● Dataset section:
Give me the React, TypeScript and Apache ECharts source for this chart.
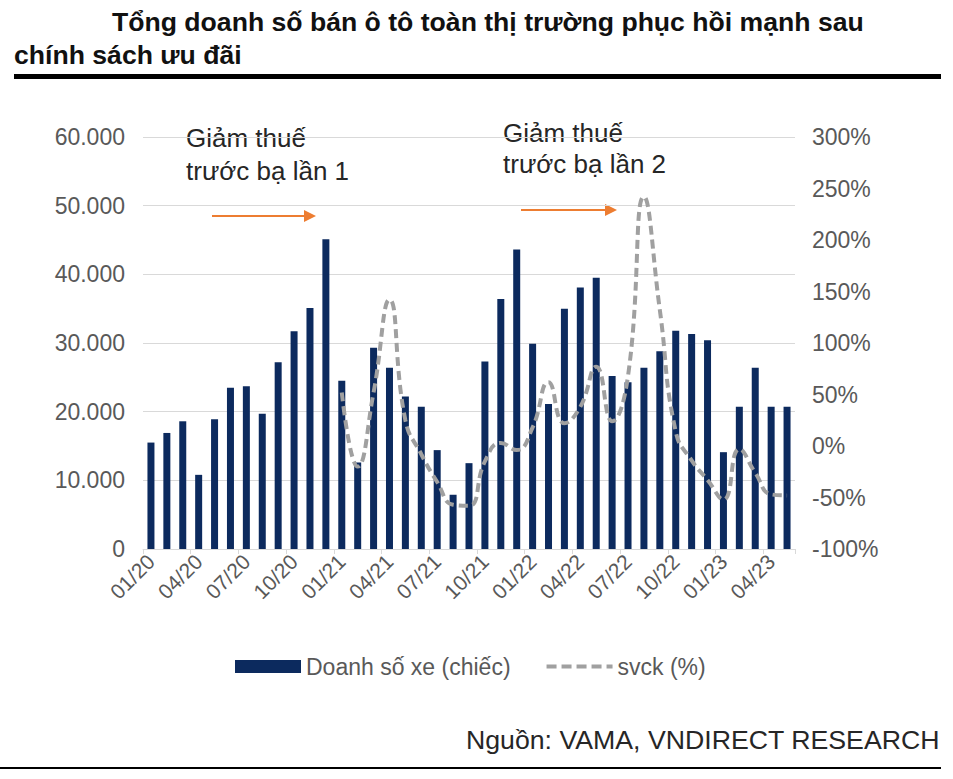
import React, { useEffect, useRef } from "react";
import * as echarts from "echarts";

const months = [
  "01/20","02/20","03/20","04/20","05/20","06/20","07/20","08/20","09/20","10/20","11/20","12/20",
  "01/21","02/21","03/21","04/21","05/21","06/21","07/21","08/21","09/21","10/21","11/21","12/21",
  "01/22","02/22","03/22","04/22","05/22","06/22","07/22","08/22","09/22","10/22","11/22","12/22",
  "01/23","02/23","03/23","04/23","05/23",
];

const salesUnits = [
  15500, 16900, 18600, 10800, 18900, 23500, 23700, 19700, 27200, 31700, 35100, 45100,
  24500, 12600, 29300, 26400, 22200, 20700, 14400, 7900, 12500, 27300, 36400, 43600,
  29900, 21100, 35000, 38100, 39500, 25200, 24300, 26400, 28800, 31800, 31300, 30400,
  14100, 20700, 26400, 20700, 20700,
];

const yoyPct = [
  null, null, null, null, null, null, null, null, null, null, null, null,
  52, -20, 52, 142, 25, -8, -35, -57, -58, -15, 3, -4,
  18, 62, 22, 38, 77, 24, 68, 242, 132, 14, -14, -33,
  -52, -3, -26, -47, -48,
];

const seriesNames = ["Doanh số xe (chiếc)", "svck (%)"];
const titleLine1 = "Tổng doanh số bán ô tô toàn thị trường phục hồi mạnh sau";
const titleLine2 = "chính sách ưu đãi";
const note1 = "Giảm thuế\ntrước bạ lần 1";
const note2 = "Giảm thuế\ntrước bạ lần 2";
const sourceText = "Nguồn: VAMA, VNDIRECT RESEARCH";

const FONT = "'Liberation Sans', Arial, sans-serif";
const GRAY = "#595959";
const ORANGE = "#ED7D31";
const LINE_GRAY = "#A0A0A0";

function arrow(x1: number, x2: number, y: number) {
  return [
    {
      type: "line",
      shape: { x1, y1: y, x2: x2 - 10, y2: y },
      style: { stroke: ORANGE, lineWidth: 2 },
    },
    {
      type: "polygon",
      shape: { points: [[x2 - 12, y - 6], [x2, y], [x2 - 12, y + 6]] },
      style: { fill: ORANGE },
    },
  ];
}

export default function App() {
  const ref = useRef<HTMLDivElement>(null);

  useEffect(() => {
    if (!ref.current) return;
    const chart = echarts.init(ref.current, null, { renderer: "svg" });
    chart.setOption({
      animation: false,
      backgroundColor: "#ffffff",
      textStyle: { fontFamily: FONT },
      grid: { left: 143, right: 158, top: 137, bottom: 230 },
      legend: {
        top: 650,
        left: 230,
        itemWidth: 66,
        itemHeight: 13,
        itemGap: 34,
        textStyle: { color: GRAY, fontSize: 23, fontFamily: FONT },
        data: [
          { name: seriesNames[0], icon: "rect" },
          {
            name: seriesNames[1],
            itemStyle: { opacity: 0 },
            lineStyle: { width: 4, type: [10, 5], color: LINE_GRAY },
          },
        ],
      },
      xAxis: {
        type: "category",
        data: months,
        axisLine: { lineStyle: { color: "#D9D9D9", width: 1 } },
        axisTick: { show: true, interval: 2, length: 5, lineStyle: { color: "#D9D9D9" } },
        axisLabel: {
          interval: 2,
          rotate: 45,
          color: GRAY,
          fontSize: 21,
          fontFamily: FONT,
          margin: 9,
        },
      },
      yAxis: [
        {
          type: "value",
          min: 0,
          max: 60000,
          interval: 10000,
          axisLine: { show: false },
          axisTick: { show: false },
          splitLine: { lineStyle: { color: "#D9D9D9", width: 1 } },
          axisLabel: {
            color: GRAY,
            fontSize: 23,
            fontFamily: FONT,
            margin: 18,
            formatter: (v: number) =>
              v === 0 ? "0" : String(v).replace(/\B(?=(\d{3})+(?!\d))/g, "."),
          },
        },
        {
          type: "value",
          min: -100,
          max: 300,
          interval: 50,
          axisLine: { show: false },
          axisTick: { show: false },
          splitLine: { show: false },
          axisLabel: {
            color: GRAY,
            fontSize: 23,
            fontFamily: FONT,
            margin: 17,
            formatter: "{value}%",
          },
        },
      ],
      series: [
        {
          name: seriesNames[0],
          type: "bar",
          data: salesUnits,
          barWidth: 7,
          itemStyle: { color: "#0C2A5E" },
        },
        {
          name: seriesNames[1],
          type: "line",
          yAxisIndex: 1,
          data: yoyPct,
          smooth: 0.5,
          symbol: "none",
          connectNulls: false,
          lineStyle: { color: LINE_GRAY, width: 4, type: [9, 5] },
          itemStyle: { color: LINE_GRAY },
        },
      ],
      graphic: [
        {
          type: "text",
          left: 112,
          top: 8,
          style: { text: titleLine1, font: `bold 26.6px ${FONT}`, fill: "#111111" },
        },
        {
          type: "text",
          left: 14,
          top: 41,
          style: { text: titleLine2, font: `bold 26.6px ${FONT}`, fill: "#111111" },
        },
        {
          type: "rect",
          shape: { x: 14, y: 74, width: 927, height: 5 },
          style: { fill: "#000000" },
        },
        {
          type: "text",
          left: 186,
          top: 121,
          style: { text: note1, font: `26px ${FONT}`, fill: "#262626", lineHeight: 33 },
        },
        {
          type: "text",
          left: 503,
          top: 117,
          style: { text: note2, font: `26px ${FONT}`, fill: "#262626", lineHeight: 31 },
        },
        ...arrow(212, 316, 216),
        ...arrow(521, 617, 210),
        {
          type: "text",
          right: 13,
          top: 726,
          style: { text: sourceText, font: `26.7px ${FONT}`, fill: "#262626" },
        },
        {
          type: "rect",
          shape: { x: 0, y: 767, width: 941, height: 2 },
          style: { fill: "#000000" },
        },
      ],
    });
    return () => chart.dispose();
  }, []);

  return (
    <div
      ref={ref}
      style={{ position: "absolute", left: 0, top: 0, width: 953, height: 779 }}
    />
  );
}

● Written request: Repeat the material exactly as it reads, without any of its pictures.

● Task response:
Give me the React, TypeScript and Apache ECharts source for this chart.
import React, { useEffect, useRef } from "react";
import * as echarts from "echarts";

const months = [
  "01/20","02/20","03/20","04/20","05/20","06/20","07/20","08/20","09/20","10/20","11/20","12/20",
  "01/21","02/21","03/21","04/21","05/21","06/21","07/21","08/21","09/21","10/21","11/21","12/21",
  "01/22","02/22","03/22","04/22","05/22","06/22","07/22","08/22","09/22","10/22","11/22","12/22",
  "01/23","02/23","03/23","04/23","05/23",
];

const salesUnits = [
  15500, 16900, 18600, 10800, 18900, 23500, 23700, 19700, 27200, 31700, 35100, 45100,
  24500, 12600, 29300, 26400, 22200, 20700, 14400, 7900, 12500, 27300, 36400, 43600,
  29900, 21100, 35000, 38100, 39500, 25200, 24300, 26400, 28800, 31800, 31300, 30400,
  14100, 20700, 26400, 20700, 20700,
];

const yoyPct = [
  null, null, null, null, null, null, null, null, null, null, null, null,
  52, -20, 52, 142, 25, -8, -35, -57, -58, -15, 3, -4,
  18, 62, 22, 38, 77, 24, 68, 242, 132, 14, -14, -33,
  -52, -3, -26, -47, -48,
];

const seriesNames = ["Doanh số xe (chiếc)", "svck (%)"];
const titleLine1 = "Tổng doanh số bán ô tô toàn thị trường phục hồi mạnh sau";
const titleLine2 = "chính sách ưu đãi";
const note1 = "Giảm thuế\ntrước bạ lần 1";
const note2 = "Giảm thuế\ntrước bạ lần 2";
const sourceText = "Nguồn: VAMA, VNDIRECT RESEARCH";

const FONT = "'Liberation Sans', Arial, sans-serif";
const GRAY = "#595959";
const ORANGE = "#ED7D31";
const LINE_GRAY = "#A0A0A0";

function arrow(x1: number, x2: number, y: number) {
  return [
    {
      type: "line",
      shape: { x1, y1: y, x2: x2 - 10, y2: y },
      style: { stroke: ORANGE, lineWidth: 2 },
    },
    {
      type: "polygon",
      shape: { points: [[x2 - 12, y - 6], [x2, y], [x2 - 12, y + 6]] },
      style: { fill: ORANGE },
    },
  ];
}

export default function App() {
  const ref = useRef<HTMLDivElement>(null);

  useEffect(() => {
    if (!ref.current) return;
    const chart = echarts.init(ref.current, null, { renderer: "svg" });
    chart.setOption({
      animation: false,
      backgroundColor: "#ffffff",
      textStyle: { fontFamily: FONT },
      grid: { left: 143, right: 158, top: 137, bottom: 230 },
      legend: {
        top: 650,
        left: 230,
        itemWidth: 66,
        itemHeight: 13,
        itemGap: 34,
        textStyle: { color: GRAY, fontSize: 23, fontFamily: FONT },
        data: [
          { name: seriesNames[0], icon: "rect" },
          {
            name: seriesNames[1],
            itemStyle: { opacity: 0 },
            lineStyle: { width: 4, type: [10, 5], color: LINE_GRAY },
          },
        ],
      },
      xAxis: {
        type: "category",
        data: months,
        axisLine: { lineStyle: { color: "#D9D9D9", width: 1 } },
        axisTick: { show: true, interval: 2, length: 5, lineStyle: { color: "#D9D9D9" } },
        axisLabel: {
          interval: 2,
          rotate: 45,
          color: GRAY,
          fontSize: 21,
          fontFamily: FONT,
          margin: 9,
        },
      },
      yAxis: [
        {
          type: "value",
          min: 0,
          max: 60000,
          interval: 10000,
          axisLine: { show: false },
          axisTick: { show: false },
          splitLine: { lineStyle: { color: "#D9D9D9", width: 1 } },
          axisLabel: {
            color: GRAY,
            fontSize: 23,
            fontFamily: FONT,
            margin: 18,
            formatter: (v: number) =>
              v === 0 ? "0" : String(v).replace(/\B(?=(\d{3})+(?!\d))/g, "."),
          },
        },
        {
          type: "value",
          min: -100,
          max: 300,
          interval: 50,
          axisLine: { show: false },
          axisTick: { show: false },
          splitLine: { show: false },
          axisLabel: {
            color: GRAY,
            fontSize: 23,
            fontFamily: FONT,
            margin: 17,
            formatter: "{value}%",
          },
        },
      ],
      series: [
        {
          name: seriesNames[0],
          type: "bar",
          data: salesUnits,
          barWidth: 7,
          itemStyle: { color: "#0C2A5E" },
        },
        {
          name: seriesNames[1],
          type: "line",
          yAxisIndex: 1,
          data: yoyPct,
          smooth: 0.5,
          symbol: "none",
          connectNulls: false,
          lineStyle: { color: LINE_GRAY, width: 4, type: [9, 5] },
          itemStyle: { color: LINE_GRAY },
        },
      ],
      graphic: [
        {
          type: "text",
          left: 112,
          top: 8,
          style: { text: titleLine1, font: `bold 26.6px ${FONT}`, fill: "#111111" },
        },
        {
          type: "text",
          left: 14,
          top: 41,
          style: { text: titleLine2, font: `bold 26.6px ${FONT}`, fill: "#111111" },
        },
        {
          type: "rect",
          shape: { x: 14, y: 74, width: 927, height: 5 },
          style: { fill: "#000000" },
        },
        {
          type: "text",
          left: 186,
          top: 121,
          style: { text: note1, font: `26px ${FONT}`, fill: "#262626", lineHeight: 33 },
        },
        {
          type: "text",
          left: 503,
          top: 117,
          style: { text: note2, font: `26px ${FONT}`, fill: "#262626", lineHeight: 31 },
        },
        ...arrow(212, 316, 216),
        ...arrow(521, 617, 210),
        {
          type: "text",
          right: 13,
          top: 726,
          style: { text: sourceText, font: `26.7px ${FONT}`, fill: "#262626" },
        },
        {
          type: "rect",
          shape: { x: 0, y: 767, width: 941, height: 2 },
          style: { fill: "#000000" },
        },
      ],
    });
    return () => chart.dispose();
  }, []);

  return (
    <div
      ref={ref}
      style={{ position: "absolute", left: 0, top: 0, width: 953, height: 779 }}
    />
  );
}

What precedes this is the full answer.